Ainda assim, bastava que ficasse com outro rapaz em uma festa e ele demonstrasse a intenção de marcar outro encontro, para que ela fosse tomada por uma coceira incontrolável para comprar algum objeto para quando viesse a se casar. Era uma vontade persistente, que se sustentava em um sonho muito desejado.
Como percebeu que as compras tinham assustado o seu namorado anterior, Luciana passou a adiar mostrar todos os objetos que ela dispunha para usar após o casamento. Mantinha-os em um quartinho na casa de sua mãe. Quando o novo namorado Fábio, conheceu o enxoval, também pulou fora da relação. E foi assim com o Lucas, o Paulo e o Edgar.
Luciana já tinha uma casa completa dentro daquele quarto, entre móveis, enxoval e utensílios de cozinha, mas lhe faltava a esperança. Pouco a pouco ela foi diminuindo, chagando a pensar que não usaria nada daquilo que foi juntando, pois seus namoros não evoluíam.

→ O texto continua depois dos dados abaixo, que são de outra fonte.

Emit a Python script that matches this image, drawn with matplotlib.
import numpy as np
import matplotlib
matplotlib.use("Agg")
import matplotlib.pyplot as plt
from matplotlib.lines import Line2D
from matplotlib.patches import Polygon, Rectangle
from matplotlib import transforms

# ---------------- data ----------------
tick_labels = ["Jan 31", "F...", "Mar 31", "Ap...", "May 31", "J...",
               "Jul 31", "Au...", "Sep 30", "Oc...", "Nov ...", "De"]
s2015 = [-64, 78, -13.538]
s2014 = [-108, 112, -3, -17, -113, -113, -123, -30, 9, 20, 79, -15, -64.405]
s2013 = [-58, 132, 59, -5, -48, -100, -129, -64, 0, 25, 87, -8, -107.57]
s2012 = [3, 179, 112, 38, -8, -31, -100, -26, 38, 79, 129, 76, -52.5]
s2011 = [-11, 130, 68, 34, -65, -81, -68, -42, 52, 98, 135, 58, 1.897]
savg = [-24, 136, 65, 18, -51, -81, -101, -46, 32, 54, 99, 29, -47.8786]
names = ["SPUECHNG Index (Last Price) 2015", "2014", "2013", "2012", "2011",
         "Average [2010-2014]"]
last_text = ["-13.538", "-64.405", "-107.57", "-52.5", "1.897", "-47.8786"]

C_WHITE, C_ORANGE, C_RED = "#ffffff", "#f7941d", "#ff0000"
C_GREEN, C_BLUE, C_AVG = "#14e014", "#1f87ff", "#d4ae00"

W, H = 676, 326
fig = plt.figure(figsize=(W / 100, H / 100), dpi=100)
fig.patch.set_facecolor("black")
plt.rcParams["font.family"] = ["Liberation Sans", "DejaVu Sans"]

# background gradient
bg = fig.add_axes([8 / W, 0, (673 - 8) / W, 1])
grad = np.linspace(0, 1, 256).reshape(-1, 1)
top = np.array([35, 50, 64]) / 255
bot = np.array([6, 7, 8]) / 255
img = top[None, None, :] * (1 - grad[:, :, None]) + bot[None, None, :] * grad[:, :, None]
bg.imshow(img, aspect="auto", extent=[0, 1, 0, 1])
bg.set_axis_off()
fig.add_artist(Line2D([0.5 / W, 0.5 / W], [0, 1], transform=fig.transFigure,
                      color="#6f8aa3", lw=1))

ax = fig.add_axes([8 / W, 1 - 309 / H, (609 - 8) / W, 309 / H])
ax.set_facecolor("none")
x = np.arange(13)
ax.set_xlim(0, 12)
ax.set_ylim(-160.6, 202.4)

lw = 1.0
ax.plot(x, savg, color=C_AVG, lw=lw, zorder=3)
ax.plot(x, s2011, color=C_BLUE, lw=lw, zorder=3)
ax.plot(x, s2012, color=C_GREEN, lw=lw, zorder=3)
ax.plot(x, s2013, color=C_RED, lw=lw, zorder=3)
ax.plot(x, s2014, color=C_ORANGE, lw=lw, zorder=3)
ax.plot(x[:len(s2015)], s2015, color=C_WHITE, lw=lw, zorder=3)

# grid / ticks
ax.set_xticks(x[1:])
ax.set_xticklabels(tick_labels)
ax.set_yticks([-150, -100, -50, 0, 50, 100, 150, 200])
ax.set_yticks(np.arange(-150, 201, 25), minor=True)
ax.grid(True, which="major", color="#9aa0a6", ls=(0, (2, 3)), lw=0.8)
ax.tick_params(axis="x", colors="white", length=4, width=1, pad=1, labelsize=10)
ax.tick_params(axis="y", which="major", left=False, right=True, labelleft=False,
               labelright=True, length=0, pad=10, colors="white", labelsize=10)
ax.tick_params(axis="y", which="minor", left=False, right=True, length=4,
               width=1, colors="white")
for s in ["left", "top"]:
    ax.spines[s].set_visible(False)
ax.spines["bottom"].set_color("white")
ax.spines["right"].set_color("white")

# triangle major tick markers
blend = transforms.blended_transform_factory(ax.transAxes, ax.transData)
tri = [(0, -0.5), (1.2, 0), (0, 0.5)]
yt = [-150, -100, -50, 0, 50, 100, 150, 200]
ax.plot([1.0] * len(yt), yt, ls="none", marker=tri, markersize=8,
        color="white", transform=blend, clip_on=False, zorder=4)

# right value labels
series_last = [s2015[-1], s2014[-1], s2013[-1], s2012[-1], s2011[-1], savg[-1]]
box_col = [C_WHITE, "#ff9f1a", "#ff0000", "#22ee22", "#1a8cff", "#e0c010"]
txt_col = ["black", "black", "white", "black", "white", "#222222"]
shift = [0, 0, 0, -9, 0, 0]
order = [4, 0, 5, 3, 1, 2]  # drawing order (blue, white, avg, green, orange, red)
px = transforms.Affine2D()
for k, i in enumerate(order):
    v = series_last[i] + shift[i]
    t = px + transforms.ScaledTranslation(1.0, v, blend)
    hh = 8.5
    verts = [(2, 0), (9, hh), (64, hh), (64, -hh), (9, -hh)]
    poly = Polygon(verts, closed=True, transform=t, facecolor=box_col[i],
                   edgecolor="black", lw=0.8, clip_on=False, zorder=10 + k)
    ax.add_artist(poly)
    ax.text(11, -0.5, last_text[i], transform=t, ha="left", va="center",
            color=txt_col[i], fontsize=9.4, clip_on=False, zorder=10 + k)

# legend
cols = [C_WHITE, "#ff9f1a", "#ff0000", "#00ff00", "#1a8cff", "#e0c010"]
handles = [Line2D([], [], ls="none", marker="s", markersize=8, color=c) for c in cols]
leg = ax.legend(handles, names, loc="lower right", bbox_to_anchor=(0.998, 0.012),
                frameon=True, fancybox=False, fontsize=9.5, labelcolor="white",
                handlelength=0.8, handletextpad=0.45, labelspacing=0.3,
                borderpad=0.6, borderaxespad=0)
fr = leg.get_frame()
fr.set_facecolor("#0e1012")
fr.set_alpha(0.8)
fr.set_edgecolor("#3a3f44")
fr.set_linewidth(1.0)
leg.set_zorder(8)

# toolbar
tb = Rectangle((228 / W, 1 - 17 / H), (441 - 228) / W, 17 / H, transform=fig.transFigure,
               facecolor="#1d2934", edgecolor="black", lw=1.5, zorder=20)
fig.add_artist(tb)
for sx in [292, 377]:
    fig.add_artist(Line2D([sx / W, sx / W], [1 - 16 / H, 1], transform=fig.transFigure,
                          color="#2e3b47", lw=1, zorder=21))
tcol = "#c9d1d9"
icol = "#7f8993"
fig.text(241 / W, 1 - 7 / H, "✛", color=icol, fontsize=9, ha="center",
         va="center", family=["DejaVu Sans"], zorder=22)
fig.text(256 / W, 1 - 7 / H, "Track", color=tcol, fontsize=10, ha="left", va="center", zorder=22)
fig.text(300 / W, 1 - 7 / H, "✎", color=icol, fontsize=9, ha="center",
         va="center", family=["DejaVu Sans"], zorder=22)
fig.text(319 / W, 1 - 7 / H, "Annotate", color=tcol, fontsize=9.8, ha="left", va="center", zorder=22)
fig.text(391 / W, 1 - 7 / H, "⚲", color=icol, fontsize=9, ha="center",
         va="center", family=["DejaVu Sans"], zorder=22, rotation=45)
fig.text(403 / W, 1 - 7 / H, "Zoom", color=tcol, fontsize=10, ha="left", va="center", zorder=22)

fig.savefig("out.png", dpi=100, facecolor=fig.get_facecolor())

Até que Luciana conheceu o Marcos, um cliente que atendeu na loja onde trabalhava. Ele era auxiliar administrativo em uma imobiliária do centro da cidade e havia acabado de receber as chaves de um pequeno apartamento que tinha financiado desde a planta. Ele havia entrado na loja para comprar as primeiras coisas pro novo apartamento.
Luciana lhe vendeu um jogo de cama de casal e entendeu que ele tinha a cama, mas não tinha a companhia. Observou as mãos e não encontrou nenhuma aliança. Ele achou ela bonita, mas só tomou alguma iniciativa quando lhe encontrou num restaurante por quilo e a convidou para sentar na mesa dele.

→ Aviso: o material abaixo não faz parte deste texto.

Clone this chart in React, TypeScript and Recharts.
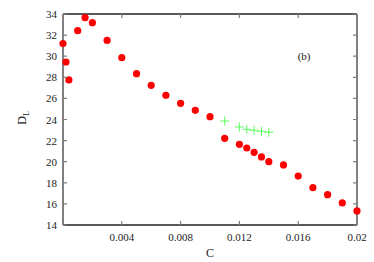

Pronto. Ele tinha o apartamento e ela era dona de tudo o que era preciso para transformar aquele espaço em um lar. Era a panela conhecendo a sua tampa. As metades da laranja que se completavam. Os opostos se atraindo na intensidade de um imã.
— Você não se importa de usar todas aquelas coisas que eu comprei em outros relacionamentos? – perguntou Luciana.

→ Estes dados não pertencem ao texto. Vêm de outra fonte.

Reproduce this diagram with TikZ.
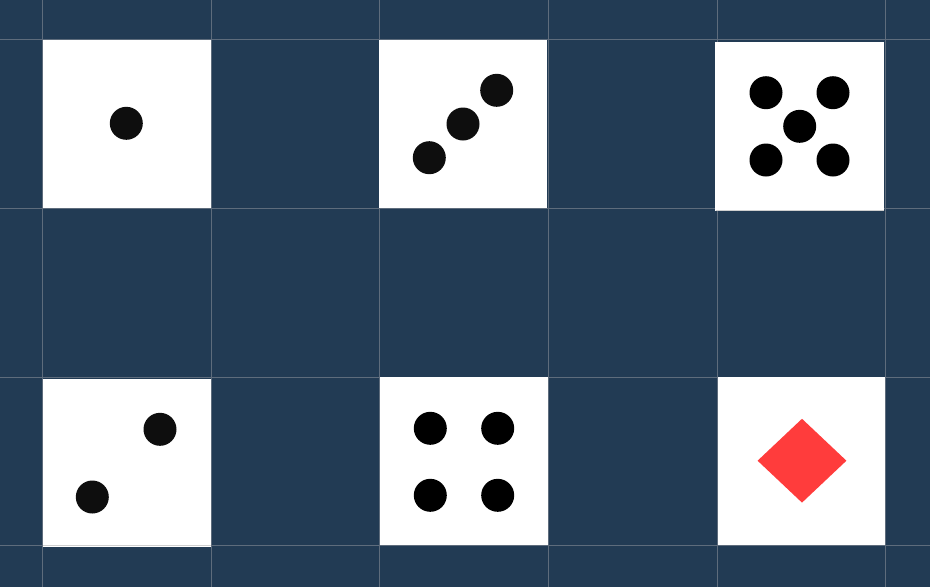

— Não – respondeu Marcos sem titubear – você comprou pra usar com seu marido, mas nenhum deles merecia ocupar este lugar. Você já comprava pra nossa casa, só que ainda não sabia disso.
UM CAFÉ E A CONTA!
| Relacionamentos que não deram certo devem nos ensinar algo para quando estivermos diante de um relacionamento que pode dar certo.

Publicado no Jornal Democrata, coluna Crônicas de Padaria, capa do caderno Dois, 01/11/2014, Edição Nº 1329.